What Is the Right Insulation for an Attic: Faced or Unfaced?
Air migrates from warmer spaces toward colder spaces, and insulation is designed to help prevent or at least slow that migration. Facing is a thin layer of paper or plastic attached to one side of batting insulation, which is sold in a roll. Whether you choose faced or unfaced insulation for the attic depends on the application and whether some insulation already is present.
Creating a Moisture Barrier
As a result of evaporation, people breathing and plant respiration, air carries some moisture with it. Should those water droplets get caught in the folds of insulation, it could lead to mold or mildew. Excessive moisture over long periods of time can rot the framing lumber that makes up the home’s structure. Trapped moisture also can damage the loft of the insulation. Loft is the thickness of batting insulation, and it helps define the R-value of the material. Facing creates a barrier through which moisture does not travel. Whether it is made from paper or plastic, it always faces whichever space is typically warmest in winter.
Insulating Attic Floors
Unfinished or uninsulated attics need a layer of protection against air migration. Install batting between the attic’s floor joists. The batting material must be faced, and at least as thick as the joists are wide so the batting is nearly flush with the top of the joists. Since the attic floor actually is the ceiling of the living space below, the facing installs against the top of the ceiling drywall or plaster. That way, it provides a layer of moisture protection between the living space below and the insulation material above.

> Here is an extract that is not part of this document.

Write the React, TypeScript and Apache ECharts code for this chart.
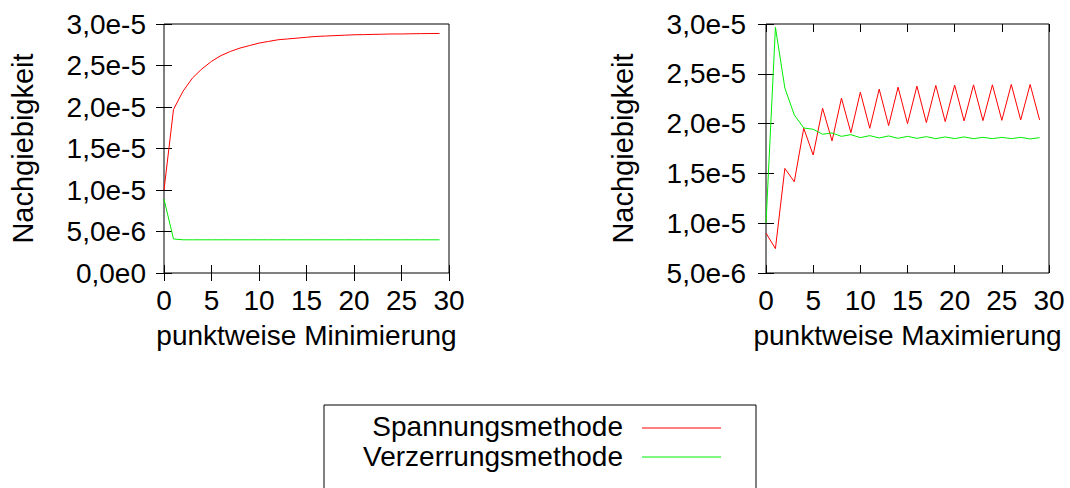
import React, { useEffect, useRef } from "react";
import * as echarts from "echarts";

const xValues = [0, 1, 2, 3, 4, 5, 6, 7, 8, 9, 10, 11, 12, 13, 14, 15, 16, 17, 18, 19, 20, 21, 22, 23, 24, 25, 26, 27, 28, 29];

// Left plot: punktweise Minimierung (values in units of 1e-5)
const minSpannung = [1.0, 1.97, 2.19, 2.35, 2.46, 2.55, 2.62, 2.67, 2.71, 2.74, 2.77, 2.79, 2.81, 2.82, 2.83, 2.84, 2.85, 2.855, 2.86, 2.865, 2.87, 2.872, 2.875, 2.877, 2.88, 2.88, 2.882, 2.884, 2.885, 2.886];
const minVerzerrung = [0.89, 0.41, 0.40, 0.40, 0.40, 0.40, 0.40, 0.40, 0.40, 0.40, 0.40, 0.40, 0.40, 0.40, 0.40, 0.40, 0.40, 0.40, 0.40, 0.40, 0.40, 0.40, 0.40, 0.40, 0.40, 0.40, 0.40, 0.40, 0.40, 0.40];

// Right plot: punktweise Maximierung (values in units of 1e-5)
const maxSpannung = [0.90, 0.745, 1.55, 1.416, 1.953, 1.685, 2.154, 1.826, 2.255, 1.909, 2.315, 1.953, 2.346, 1.98, 2.366, 2.0, 2.376, 2.01, 2.383, 2.02, 2.386, 2.027, 2.389, 2.03, 2.389, 2.033, 2.393, 2.037, 2.393, 2.037];
const maxVerzerrung = [1.0, 2.966, 2.356, 2.087, 1.956, 1.943, 1.893, 1.906, 1.872, 1.889, 1.859, 1.879, 1.856, 1.876, 1.852, 1.872, 1.852, 1.869, 1.849, 1.866, 1.849, 1.866, 1.849, 1.862, 1.849, 1.862, 1.849, 1.862, 1.846, 1.859];

const leftYTickLabels = ["0,0e0", "5,0e-6", "1,0e-5", "1,5e-5", "2,0e-5", "2,5e-5", "3,0e-5"];
const rightYTickLabels = ["5,0e-6", "1,0e-5", "1,5e-5", "2,0e-5", "2,5e-5", "3,0e-5"];
const xTickLabels = ["0", "5", "10", "15", "20", "25", "30"];

const seriesNames = ["Spannungsmethode", "Verzerrungsmethode"];
const leftXTitle = "punktweise Minimierung";
const rightXTitle = "punktweise Maximierung";
const yTitle = "Nachgiebigkeit";

const SCALE = 1e-5;
const FONT = "'Liberation Sans', Arial, Helvetica, sans-serif";
const FS = 28;

const toPairs = (arr: number[]) => arr.map((v, i) => [xValues[i], v * SCALE]);

export default function App() {
  const ref = useRef<HTMLDivElement>(null);
  useEffect(() => {
    if (!ref.current) return;
    const chart = echarts.init(ref.current, null, { renderer: "svg" });
    const textStyle = { color: "#000", fontFamily: FONT, fontSize: FS };
    const tick = { show: true, inside: true, length: 8, lineStyle: { color: "#000", width: 1 } };
    const xBase = (grid: number, pos: "bottom" | "top", labels: boolean, name?: string) => ({
      type: "value",
      gridIndex: grid,
      position: pos,
      min: 0,
      max: 30,
      interval: 5,
      axisLine: { show: false },
      axisTick: tick,
      splitLine: { show: false },
      axisLabel: {
        show: labels,
        margin: 13,
        ...textStyle,
        formatter: (v: number) => xTickLabels[Math.round(v / 5)],
      },
      name: name || "",
      nameLocation: "middle",
      nameGap: 48,
      nameTextStyle: textStyle,
    });
    const yBase = (grid: number, pos: "left" | "right", labels: boolean, min: number, lbls: string[], offsetIdx: number, margin: number, nameGap: number, name?: string) => ({
      type: "value",
      gridIndex: grid,
      position: pos,
      min,
      max: 3e-5,
      interval: 5e-6,
      axisLine: { show: false },
      axisTick: tick,
      splitLine: { show: false },
      axisLabel: {
        show: labels,
        margin,
        ...textStyle,
        formatter: (v: number) => lbls[Math.round(v / 5e-6) - offsetIdx],
      },
      name: name || "",
      nameLocation: "middle",
      nameGap,
      nameRotate: 90,
      nameTextStyle: { ...textStyle, fontSize: FS + 1 },
    });
    const lineSeries = (name: string, data: number[], color: string, xi: number, yi: number) => ({
      type: "line",
      name,
      data: toPairs(data),
      xAxisIndex: xi,
      yAxisIndex: yi,
      showSymbol: false,
      symbol: "none",
      lineStyle: { color, width: 1 },
      itemStyle: { color },
    });
    chart.setOption({
      animation: false,
      backgroundColor: "#fff",
      grid: [
        { left: 164, top: 24, width: 285, height: 249, show: true, borderColor: "#000", borderWidth: 1, backgroundColor: "transparent" },
        { left: 766, top: 24, width: 283, height: 249, show: true, borderColor: "#000", borderWidth: 1, backgroundColor: "transparent" },
      ],
      xAxis: [
        xBase(0, "bottom", true, leftXTitle),
        xBase(0, "top", false),
        xBase(1, "bottom", true, rightXTitle),
        xBase(1, "top", false),
      ],
      yAxis: [
        yBase(0, "left", true, 0, leftYTickLabels, 0, 18, 127, yTitle),
        yBase(0, "right", false, 0, leftYTickLabels, 0, 18, 0),
        yBase(1, "left", true, 5e-6, rightYTickLabels, 1, 20, 129, yTitle),
        yBase(1, "right", false, 5e-6, rightYTickLabels, 1, 20, 0),
      ],
      series: [
        lineSeries(seriesNames[0], minSpannung, "#ff0000", 0, 0),
        lineSeries(seriesNames[1], minVerzerrung, "#00ee00", 0, 0),
        lineSeries(seriesNames[0], maxSpannung, "#ff0000", 2, 2),
        lineSeries(seriesNames[1], maxVerzerrung, "#00ee00", 2, 2),
      ],
      graphic: [
        { type: "rect", shape: { x: 324, y: 405, width: 432, height: 100 }, style: { fill: "#fff", stroke: "#000", lineWidth: 1 } },
        { type: "text", style: { x: 623, y: 426, text: seriesNames[0], align: "right", verticalAlign: "middle", fill: "#000", font: `${FS}px ${FONT}` } },
        { type: "text", style: { x: 623, y: 456, text: seriesNames[1], align: "right", verticalAlign: "middle", fill: "#000", font: `${FS}px ${FONT}` } },
        { type: "line", shape: { x1: 642, y1: 428, x2: 721, y2: 428 }, style: { stroke: "#ff0000", lineWidth: 1 } },
        { type: "line", shape: { x1: 642, y1: 457, x2: 721, y2: 457 }, style: { stroke: "#00ee00", lineWidth: 1 } },
      ],
    });
    return () => chart.dispose();
  }, []);
  return <div ref={ref} style={{ position: "fixed", left: 0, top: 0, width: 1070, height: 488 }} />;
}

Insulating Between Rafters
Install batting between the roof rafters for finished attic spaces. You can use either faced or unfaced batting for this installation. When using insulation that has either paper or plastic facing, that moisture barrier faces outward, toward the attic space. Even if the attic space is unheated, it typically is warmer than the outside air in winter. When choosing unfaced batting insulation for rafters, you must staple sheets of plastic over the batting to accomplish the necessary moisture barrier. Air movement is critical in the attic so moisture moves outside the home. Install baffles against the roof sheathing between rafters so insulation does not seal up these avenues of air circulation.
Adding More Insulation
Some attic floors that already have a layer of insulation could benefit from an additional application over the existing layer. The extra batting increases R-values, so it further slows warm air migration. This additional layer must be unfaced batting material; otherwise, moisture could get trapped between the layers of insulation and cause mold, mildew and wood rot problems. Roll out the second layer so it installs perpendicular to the attic floor joists and the existing insulation between them.